Average velocity can be zero even if the object was moving at various points. For example, if you walk 5 meters forward (+5m) and then 5 meters backward (-5m), your total displacement is zero, making your average velocity zero, even though you were moving the whole time.
- Instantaneous Velocity: This is the velocity at a precise moment. It tells you exactly what the object was doing at that specific point in time.
An object’s instantaneous velocity can be negative, positive, or zero at different points within the same overall motion, even if the average velocity for the entire trip is positive or negative.
Understanding this distinction helps clarify why a negative instantaneous velocity is not only possible but essential for describing complex movements.
Mastering Velocity Concepts: Study Strategies
Grasping concepts like instantaneous velocity takes practice and a thoughtful approach. Here are some strategies to help you solidify your understanding:
- Draw Diagrams: Always sketch the motion. Use arrows to indicate direction and label your chosen positive and negative axes. This visual aid is incredibly helpful.
- Break Down Problems: For complex motion, divide it into segments. Analyze the velocity (and its sign) for each segment separately.
- Connect to Graphs: Practice interpreting position-time graphs. Remember that the slope of the tangent line at any point gives you the instantaneous velocity. A downward slope means negative velocity.
- Use Analogies: Relate abstract physics concepts to real-world scenarios you can visualize, like the car reversing or the ball falling.
- Practice with Purpose: Don’t just solve problems; understand why the answer is what it is. Pay close attention to the signs of your answers.
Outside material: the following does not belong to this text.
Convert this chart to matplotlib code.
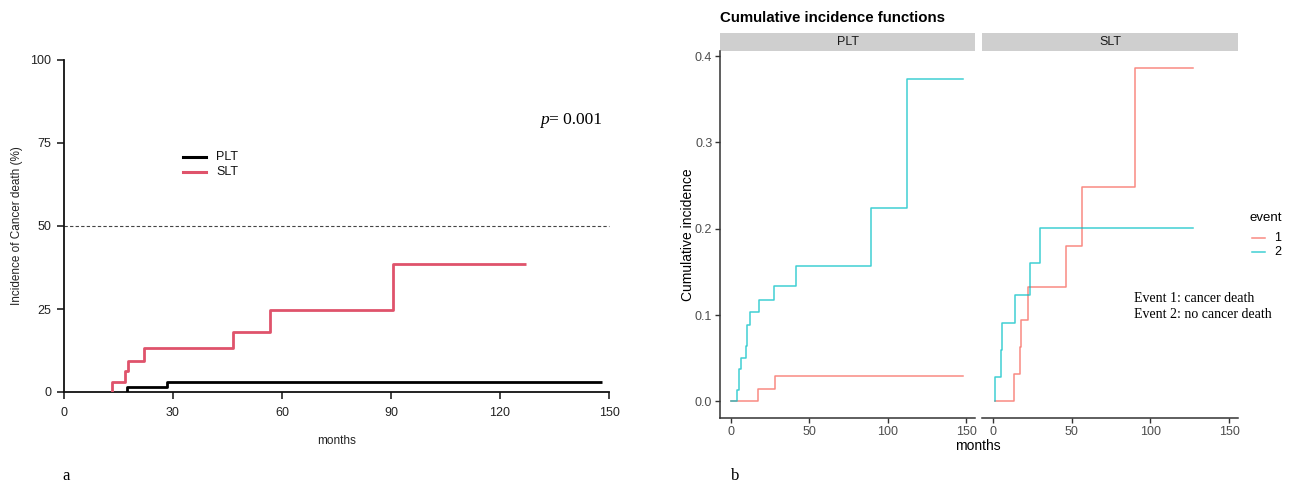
import matplotlib
matplotlib.use('Agg')
import matplotlib.pyplot as plt
from matplotlib.lines import Line2D
from matplotlib.patches import Rectangle

# ---------------- data (cumulative incidence, fraction) ----------------
groups = ['PLT', 'SLT']
events = ['1', '2']
event_notes = ['Event 1: cancer death', 'Event 2: no cancer death']

plt_cd_time = [0, 17.3, 28.3, 148.2]
plt_cd_ci = [0, 0.0145, 0.030, 0.030]
plt_ncd_time = [0, 3.5, 5.2, 6.1, 9.4, 10.3, 12.1, 18.0, 27.4, 41.2, 89.0, 112.2, 148.2]
plt_ncd_ci = [0, 0.0127, 0.037, 0.050, 0.064, 0.089, 0.103, 0.117, 0.134, 0.157, 0.224, 0.373, 0.373]

slt_cd_time = [1.1, 13.3, 16.8, 17.6, 22.0, 46.4, 56.6, 90.5, 127.1]
slt_cd_ci = [0, 0.0316, 0.0630, 0.0945, 0.132, 0.180, 0.248, 0.386, 0.386]
slt_ncd_time = [1.1, 1.1, 4.7, 5.7, 14.2, 23.3, 29.7, 127.1]
slt_ncd_ci = [0, 0.028, 0.059, 0.0906, 0.1227, 0.160, 0.2006, 0.2006]

left_xticks = [0, 30, 60, 90, 120, 150]
left_yticks = [0, 25, 50, 75, 100]
right_xticks = [0, 50, 100, 150]
right_yticks = [0.0, 0.1, 0.2, 0.3, 0.4]
p_value = '0.001'

W, H = 1293, 484
fig = plt.figure(figsize=(W / 100, H / 100), dpi=100)
fig.patch.set_facecolor('white')

def fx(px):
    return px / W

def fy(py):
    return 1 - py / H

SANS = 'Liberation Sans'
SERIF = 'Liberation Serif'

# ---------------- left panel (a) ----------------
axL = fig.add_axes([fx(64), fy(392), fx(609) - fx(64), fy(60) - fy(392)])
black = '#000000'
red = '#DF536B'
axL.step([plt_cd_time[1]] + plt_cd_time[1:], [0] + [v * 100 for v in plt_cd_ci[1:]],
         where='post', color=black, lw=2.0, solid_capstyle='butt', zorder=3)
axL.step([slt_cd_time[1]] + slt_cd_time[1:], [0] + [v * 100 for v in slt_cd_ci[1:]],
         where='post', color=red, lw=2.0, solid_capstyle='butt', zorder=3)
axL.axhline(50, color='#444444', lw=0.8, ls=(0, (3, 2)), zorder=1, clip_on=False,
            xmin=0, xmax=1.0)
axL.set_xlim(0, 150)
axL.set_ylim(0, 100)
axL.set_xticks(left_xticks)
axL.set_yticks(left_yticks)
for s in ['top', 'right']:
    axL.spines[s].set_visible(False)
for s in ['left', 'bottom']:
    axL.spines[s].set_linewidth(1.3)
    axL.spines[s].set_color('#111111')
axL.tick_params(direction='out', length=5, width=1.1, color='#111111',
                labelsize=9, labelcolor='#222222', pad=6)
axL.tick_params(axis='y', pad=4)
for lab in axL.get_xticklabels() + axL.get_yticklabels():
    lab.set_family(SANS)
axL.set_xlabel('months', family=SANS, fontsize=8.5, color='#222222')
axL.xaxis.set_label_coords(0.5, -0.13)
axL.set_ylabel('Incidence of Cancer death (%)', family=SANS, fontsize=8.5,
               color='#222222', va='center')
axL.yaxis.set_label_coords(-0.086, 0.5)

# legend in left panel
fig.add_artist(Line2D([fx(183), fx(206)], [fy(157), fy(157)], color=black, lw=2.2))
fig.add_artist(Line2D([fx(183), fx(206)], [fy(172), fy(172)], color=red, lw=2.2))
fig.text(fx(216), fy(157), groups[0], family=SANS, fontsize=9, va='center', color='#111111')
fig.text(fx(216), fy(172), groups[1], family=SANS, fontsize=9, va='center', color='#111111')

# p-value
tp = axL.text(0.874, 0.808, 'p', transform=axL.transAxes, family=SERIF, style='italic',
              fontsize=12.5, va='baseline', ha='left')
axL.annotate('= ' + p_value, xy=(1, 0), xycoords=tp, family=SERIF, fontsize=12.5,
             va='bottom', ha='left')

fig.text(fx(62), fy(476), 'a', family=SERIF, fontsize=12, va='center')
fig.text(fx(731), fy(476), 'b', family=SERIF, fontsize=12, va='center')

# ---------------- right panels (b) ----------------
pink = '#F8766D'
teal = '#00BFC4'
xlim_r = (-7.1, 155.7)
ylim_r = (-0.0192, 0.4058)

panels = [
    (720, 975, plt_cd_time, plt_cd_ci, plt_ncd_time, plt_ncd_ci, groups[0], True),
    (982, 1238, slt_cd_time, slt_cd_ci, slt_ncd_time, slt_ncd_ci, groups[1], False),
]
axes_r = []
for (x0, x1, t1, c1, t2, c2, name, first) in panels:
    ax = fig.add_axes([fx(x0), fy(418), fx(x1) - fx(x0), fy(51) - fy(418)])
    axes_r.append(ax)
    ax.step(t1, c1, where='post', color=pink, lw=1.1, alpha=0.85)
    ax.step(t2, c2, where='post', color=teal, lw=1.1, alpha=0.75)
    ax.set_xlim(*xlim_r)
    ax.set_ylim(*ylim_r)
    ax.set_xticks(right_xticks)
    ax.set_xticklabels([str(v) for v in right_xticks])
    for s in ['top', 'right']:
        ax.spines[s].set_visible(False)
    ax.spines['bottom'].set_color('#333333')
    ax.spines['bottom'].set_linewidth(1.1)
    if first:
        ax.spines['left'].set_color('#333333')
        ax.spines['left'].set_linewidth(1.1)
        ax.set_yticks(right_yticks)
        ax.set_yticklabels(['%.1f' % v for v in right_yticks])
        ax.set_ylabel('Cumulative incidence', family=SANS, fontsize=10, va='center')
        ax.yaxis.set_label_coords(-0.125, 0.5)
    else:
        ax.spines['left'].set_visible(False)
        ax.set_yticks([])
    ax.tick_params(direction='out', length=3.5, width=1.0, color='#333333',
                   labelsize=9, labelcolor='#4D4D4D', pad=2)
    for lab in ax.get_xticklabels() + ax.get_yticklabels():
        lab.set_family(SANS)
    # strip
    fig.add_artist(Rectangle((fx(x0), fy(51)), fx(x1) - fx(x0), fy(33) - fy(51),
                             transform=fig.transFigure, facecolor='#CFCFCF',
                             edgecolor='none', zorder=0))
    fig.text((fx(x0) + fx(x1)) / 2, (fy(33) + fy(51)) / 2, name, family=SANS,
             fontsize=9, color='#1A1A1A', ha='center', va='center')

fig.text(fx(720), fy(18), 'Cumulative incidence functions', family=SANS,
         fontweight='bold', fontsize=10.8, va='center', ha='left')
fig.text(fx(978), fy(446), 'months', family=SANS, fontsize=10, ha='center', va='center')

# event notes in SLT panel
axes_r[1].text(0.594, 0.305, event_notes[0] + '\n' + event_notes[1],
               transform=axes_r[1].transAxes, family=SERIF, fontsize=10,
               ha='left', va='center', linespacing=1.3)

# legend
fig.text(fx(1250), fy(218), 'event', family=SANS, fontsize=9.5, va='center', ha='left')
fig.add_artist(Line2D([fx(1252), fx(1265)], [fy(238), fy(238)], color=pink, lw=1.1, alpha=0.85))
fig.add_artist(Line2D([fx(1252), fx(1265)], [fy(252), fy(252)], color=teal, lw=1.1, alpha=0.75))
fig.text(fx(1274), fy(238), events[0], family=SANS, fontsize=9, va='center', ha='left')
fig.text(fx(1274), fy(252), events[1], family=SANS, fontsize=9, va='center', ha='left')

fig.savefig('out.png', dpi=100, facecolor='white')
By applying these strategies, you’ll build a robust understanding of velocity and its directional nature, making negative instantaneous velocity a clear and logical concept.
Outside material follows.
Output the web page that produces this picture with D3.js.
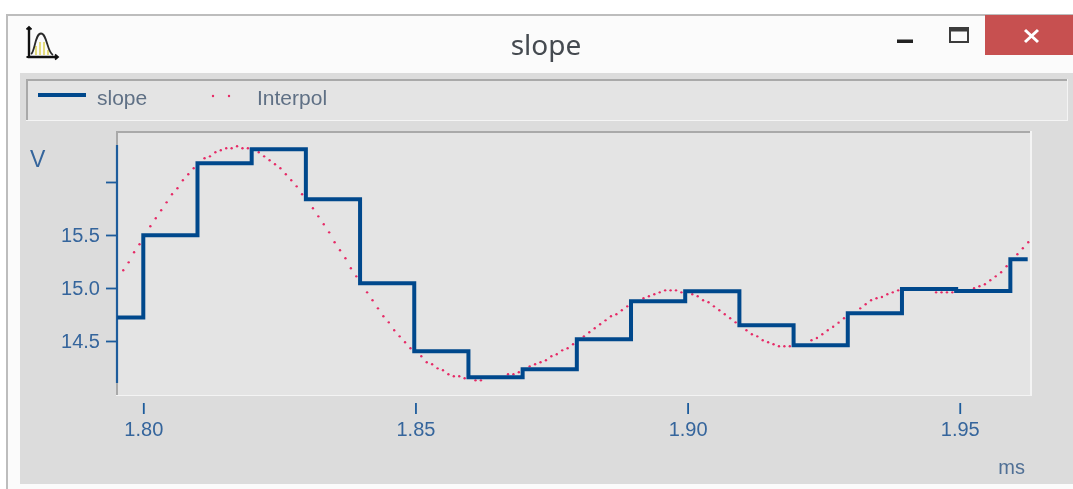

Can Instantaneous Velocity Be Negative? — FAQs
What does a negative sign in instantaneous velocity truly mean?
A negative sign in instantaneous velocity indicates that the object is moving in the direction defined as negative within your chosen coordinate system. It’s a directional indicator, not a statement about the speed being less than zero. The magnitude of the velocity (the speed) remains a positive value.
Can an object have negative instantaneous velocity but positive average velocity?
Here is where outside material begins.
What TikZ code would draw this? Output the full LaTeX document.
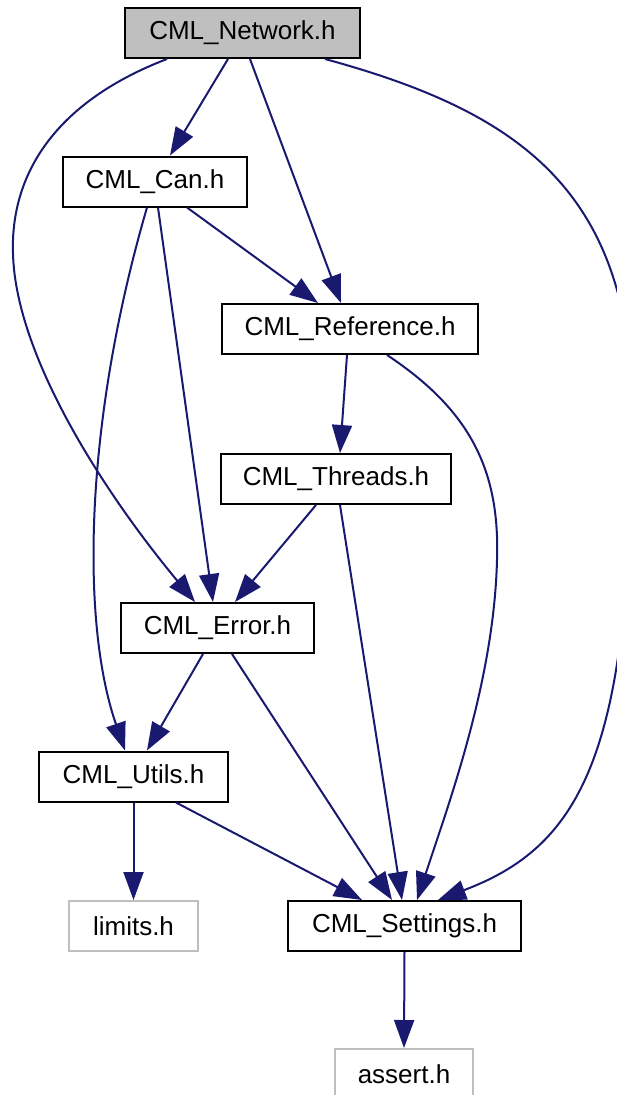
\documentclass[tikz,border=0pt]{standalone}
\usepackage{fontspec}
\setmainfont{Liberation Sans}
\usetikzlibrary{arrows.meta}
\definecolor{edgeblue}{RGB}{25,25,112}
\definecolor{boxgray}{RGB}{191,191,191}
\begin{document}
\begin{tikzpicture}[x=1pt, y=-1pt,
	file/.style={draw=black, line width=2pt, minimum height=50pt, inner sep=0pt,
		font=\fontsize{26}{30}\selectfont},
	sysfile/.style={file, draw=boxgray},
	dep/.style={color=edgeblue, line width=2pt, -{Triangle[length=28pt,width=20pt]}}]
	\useasboundingbox (0,0) rectangle (616,1095);
	% header boxes
	\node[file, fill=boxgray, minimum width=235pt] (net) at (242.5,33) {CML\_Network.h};
	\node[file, minimum width=184pt] (can) at (155,181.5) {CML\_Can.h};
	\node[file, minimum width=256pt] (ref) at (350,329) {CML\_Reference.h};
	\node[file, minimum width=230pt] (thr) at (336,479) {CML\_Threads.h};
	\node[file, minimum width=193pt] (err) at (217.5,628) {CML\_Error.h};
	\node[file, minimum width=189pt] (utl) at (133.5,776.5) {CML\_Utils.h};
	\node[sysfile, minimum width=129pt] (lim) at (133.5,926) {limits.h};
	\node[file, minimum width=233pt] (set) at (404.5,926) {CML\_Settings.h};
	\node[sysfile, minimum width=138pt] (ast) at (404,1074) {assert.h};
	% includes
	\draw[dep] ([xshift=-14.5pt]net.south) -- ([xshift=15pt]can.north);
	\draw[dep] ([xshift=7.5pt]net.south) -- ([xshift=-9pt]ref.north);
	\draw[dep] ([xshift=-75.5pt]net.south) .. controls (60,100) and (10,170) .. (13,254)
		.. controls (16,360) and (110,500) .. ([xshift=-22.5pt]err.north);
	\draw[dep] ([xshift=82.5pt]net.south) .. controls (530,115) and (650,200) .. (630,470)
		.. controls (628,770) and (570,850) .. ([xshift=33.5pt]set.north);
	\draw[dep] ([xshift=32pt]can.south) -- ([xshift=-32pt]ref.north);
	\draw[dep] ([xshift=3pt]can.south) -- ([xshift=-4.5pt]err.north);
	\draw[dep] ([xshift=-8pt]can.south) .. controls (85,420) and (80,620) .. ([xshift=-8.5pt]utl.north);
	\draw[dep] ([xshift=-3pt]ref.south) -- ([xshift=4pt]thr.north);
	\draw[dep] ([xshift=37pt]ref.south) .. controls (470,410) and (500,470) .. (497,560)
		.. controls (494,680) and (450,800) .. ([xshift=12.5pt]set.north);
	\draw[dep] ([xshift=-20pt]thr.south) -- ([xshift=17.5pt]err.north);
	\draw[dep] ([xshift=4pt]thr.south) -- ([xshift=-2.5pt]set.north);
	\draw[dep] ([xshift=-14.5pt]err.south) -- ([xshift=13.5pt]utl.north);
	\draw[dep] ([xshift=14.5pt]err.south) -- ([xshift=-12.5pt]set.north);
	\draw[dep] (utl.south) -- (lim.north);
	\draw[dep] ([xshift=42.5pt]utl.south) -- ([xshift=-42.5pt]set.north);
	\draw[dep] (set.south) -- (ast.north);
\end{tikzpicture}
\end{document}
Yes, this is possible. An object could move a short distance in the negative direction, then a longer distance in the positive direction, resulting in an overall positive displacement and positive average velocity. At the moment it was moving in the negative direction, its instantaneous velocity would be negative.
Is it possible for instantaneous velocity to be zero?
Absolutely. Instantaneous velocity is zero when an object is momentarily at rest. Think of a ball thrown upwards: at the very peak of its trajectory, just before it starts to fall, its instantaneous velocity is precisely zero for a brief moment.
How is instantaneous velocity different from instantaneous speed?
Instantaneous velocity includes both magnitude (speed) and direction, so it can be positive, negative, or zero. Instantaneous speed is the magnitude of instantaneous velocity, meaning it only describes how fast the object is moving at that moment. Instantaneous speed is always a non-negative value.
Why is understanding negative instantaneous velocity important in physics?
Understanding negative instantaneous velocity is fundamental because it allows for a complete and accurate description of motion. It enables us to precisely track an object’s direction at any given moment, which is essential for analyzing trajectories, forces, and energy in more complex physics problems.